### [Aim]
Print word for word the first line of the listing below and every line after it, through the line with "fig = go.Figure()". Leave out the pictures and the rest.

- - -

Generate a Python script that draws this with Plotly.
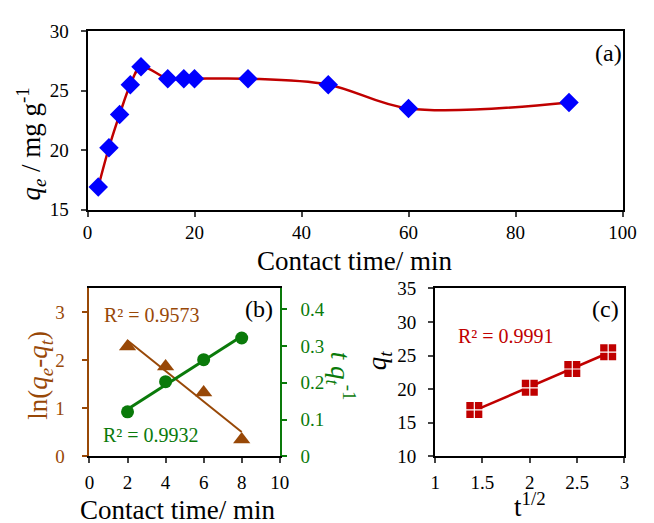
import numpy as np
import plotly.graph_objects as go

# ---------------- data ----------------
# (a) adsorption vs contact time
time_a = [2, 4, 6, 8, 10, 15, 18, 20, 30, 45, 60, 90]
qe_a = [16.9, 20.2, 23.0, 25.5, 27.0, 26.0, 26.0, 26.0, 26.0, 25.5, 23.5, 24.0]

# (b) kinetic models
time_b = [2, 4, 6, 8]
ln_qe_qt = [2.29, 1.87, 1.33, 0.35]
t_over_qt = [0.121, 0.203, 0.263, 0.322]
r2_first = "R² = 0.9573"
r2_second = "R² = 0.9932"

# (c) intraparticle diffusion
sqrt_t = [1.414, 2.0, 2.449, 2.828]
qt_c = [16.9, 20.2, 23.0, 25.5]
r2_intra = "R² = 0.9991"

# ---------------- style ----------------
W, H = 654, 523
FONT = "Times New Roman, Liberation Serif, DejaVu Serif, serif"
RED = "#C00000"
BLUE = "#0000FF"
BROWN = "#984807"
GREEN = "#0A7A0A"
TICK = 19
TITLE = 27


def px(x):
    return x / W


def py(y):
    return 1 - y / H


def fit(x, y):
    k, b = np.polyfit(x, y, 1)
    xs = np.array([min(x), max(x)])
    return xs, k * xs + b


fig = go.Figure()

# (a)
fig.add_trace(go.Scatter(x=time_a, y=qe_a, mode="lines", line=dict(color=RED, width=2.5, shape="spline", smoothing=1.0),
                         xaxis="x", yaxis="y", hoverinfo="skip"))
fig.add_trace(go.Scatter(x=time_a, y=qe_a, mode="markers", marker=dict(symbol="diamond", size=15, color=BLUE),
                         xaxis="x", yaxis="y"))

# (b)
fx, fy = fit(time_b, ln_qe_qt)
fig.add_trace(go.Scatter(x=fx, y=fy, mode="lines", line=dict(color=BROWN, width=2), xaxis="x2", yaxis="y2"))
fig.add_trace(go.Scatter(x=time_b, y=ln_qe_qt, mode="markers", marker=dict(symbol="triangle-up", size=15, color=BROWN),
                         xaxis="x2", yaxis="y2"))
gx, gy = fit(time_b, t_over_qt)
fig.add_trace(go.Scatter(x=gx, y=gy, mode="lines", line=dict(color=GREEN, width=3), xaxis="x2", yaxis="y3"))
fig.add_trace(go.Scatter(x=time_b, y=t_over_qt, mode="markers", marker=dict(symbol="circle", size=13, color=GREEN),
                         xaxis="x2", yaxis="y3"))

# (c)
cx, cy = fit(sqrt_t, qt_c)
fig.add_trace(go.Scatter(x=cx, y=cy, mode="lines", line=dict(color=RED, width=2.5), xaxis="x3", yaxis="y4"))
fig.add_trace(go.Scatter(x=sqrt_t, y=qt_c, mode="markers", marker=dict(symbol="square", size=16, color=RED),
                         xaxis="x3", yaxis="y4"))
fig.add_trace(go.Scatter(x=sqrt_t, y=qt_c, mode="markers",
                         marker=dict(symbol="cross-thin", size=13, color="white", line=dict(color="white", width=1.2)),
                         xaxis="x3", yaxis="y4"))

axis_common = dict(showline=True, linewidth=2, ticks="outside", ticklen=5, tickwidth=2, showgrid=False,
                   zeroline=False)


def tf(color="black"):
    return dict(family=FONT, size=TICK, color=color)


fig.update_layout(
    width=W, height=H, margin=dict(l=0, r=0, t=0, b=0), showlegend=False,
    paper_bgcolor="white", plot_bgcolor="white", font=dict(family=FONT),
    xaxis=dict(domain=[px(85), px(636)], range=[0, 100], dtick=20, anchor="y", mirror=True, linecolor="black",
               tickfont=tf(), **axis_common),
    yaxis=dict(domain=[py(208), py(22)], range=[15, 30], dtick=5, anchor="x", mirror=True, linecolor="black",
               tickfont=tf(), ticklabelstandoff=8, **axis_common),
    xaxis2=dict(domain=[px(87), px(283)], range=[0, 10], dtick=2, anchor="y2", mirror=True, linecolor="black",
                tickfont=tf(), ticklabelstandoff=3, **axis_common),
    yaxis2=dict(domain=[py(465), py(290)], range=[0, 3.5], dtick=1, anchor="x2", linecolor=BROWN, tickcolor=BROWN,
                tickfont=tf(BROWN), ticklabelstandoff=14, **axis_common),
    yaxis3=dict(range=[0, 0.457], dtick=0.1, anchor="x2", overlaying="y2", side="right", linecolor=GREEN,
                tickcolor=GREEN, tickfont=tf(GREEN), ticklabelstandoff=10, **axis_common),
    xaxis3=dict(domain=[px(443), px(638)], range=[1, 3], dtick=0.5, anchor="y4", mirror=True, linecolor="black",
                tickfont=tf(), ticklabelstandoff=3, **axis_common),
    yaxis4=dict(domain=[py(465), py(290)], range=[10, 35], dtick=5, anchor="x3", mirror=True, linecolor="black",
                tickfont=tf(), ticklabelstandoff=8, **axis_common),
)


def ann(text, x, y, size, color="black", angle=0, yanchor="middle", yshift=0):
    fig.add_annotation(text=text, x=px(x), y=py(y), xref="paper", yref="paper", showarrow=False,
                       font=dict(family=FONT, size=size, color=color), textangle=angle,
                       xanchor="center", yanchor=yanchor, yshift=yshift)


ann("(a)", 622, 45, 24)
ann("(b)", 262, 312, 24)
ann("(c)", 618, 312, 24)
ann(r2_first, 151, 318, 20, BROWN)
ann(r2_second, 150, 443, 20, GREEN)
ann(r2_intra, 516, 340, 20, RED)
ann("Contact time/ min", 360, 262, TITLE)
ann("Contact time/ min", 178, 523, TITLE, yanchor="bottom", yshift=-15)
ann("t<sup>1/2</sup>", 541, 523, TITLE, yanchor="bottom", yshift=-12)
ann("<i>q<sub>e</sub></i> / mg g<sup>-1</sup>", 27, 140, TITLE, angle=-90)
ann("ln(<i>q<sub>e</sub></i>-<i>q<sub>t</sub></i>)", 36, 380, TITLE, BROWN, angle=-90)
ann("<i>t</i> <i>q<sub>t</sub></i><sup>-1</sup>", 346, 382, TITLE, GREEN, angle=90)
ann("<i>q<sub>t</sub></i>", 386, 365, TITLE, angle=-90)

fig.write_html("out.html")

- - -

### [The solution]
Generate a Python script that draws this with Plotly.
import numpy as np
import plotly.graph_objects as go

# ---------------- data ----------------
# (a) adsorption vs contact time
time_a = [2, 4, 6, 8, 10, 15, 18, 20, 30, 45, 60, 90]
qe_a = [16.9, 20.2, 23.0, 25.5, 27.0, 26.0, 26.0, 26.0, 26.0, 25.5, 23.5, 24.0]

# (b) kinetic models
time_b = [2, 4, 6, 8]
ln_qe_qt = [2.29, 1.87, 1.33, 0.35]
t_over_qt = [0.121, 0.203, 0.263, 0.322]
r2_first = "R² = 0.9573"
r2_second = "R² = 0.9932"

# (c) intraparticle diffusion
sqrt_t = [1.414, 2.0, 2.449, 2.828]
qt_c = [16.9, 20.2, 23.0, 25.5]
r2_intra = "R² = 0.9991"

# ---------------- style ----------------
W, H = 654, 523
FONT = "Times New Roman, Liberation Serif, DejaVu Serif, serif"
RED = "#C00000"
BLUE = "#0000FF"
BROWN = "#984807"
GREEN = "#0A7A0A"
TICK = 19
TITLE = 27


def px(x):
    return x / W


def py(y):
    return 1 - y / H


def fit(x, y):
    k, b = np.polyfit(x, y, 1)
    xs = np.array([min(x), max(x)])
    return xs, k * xs + b


fig = go.Figure()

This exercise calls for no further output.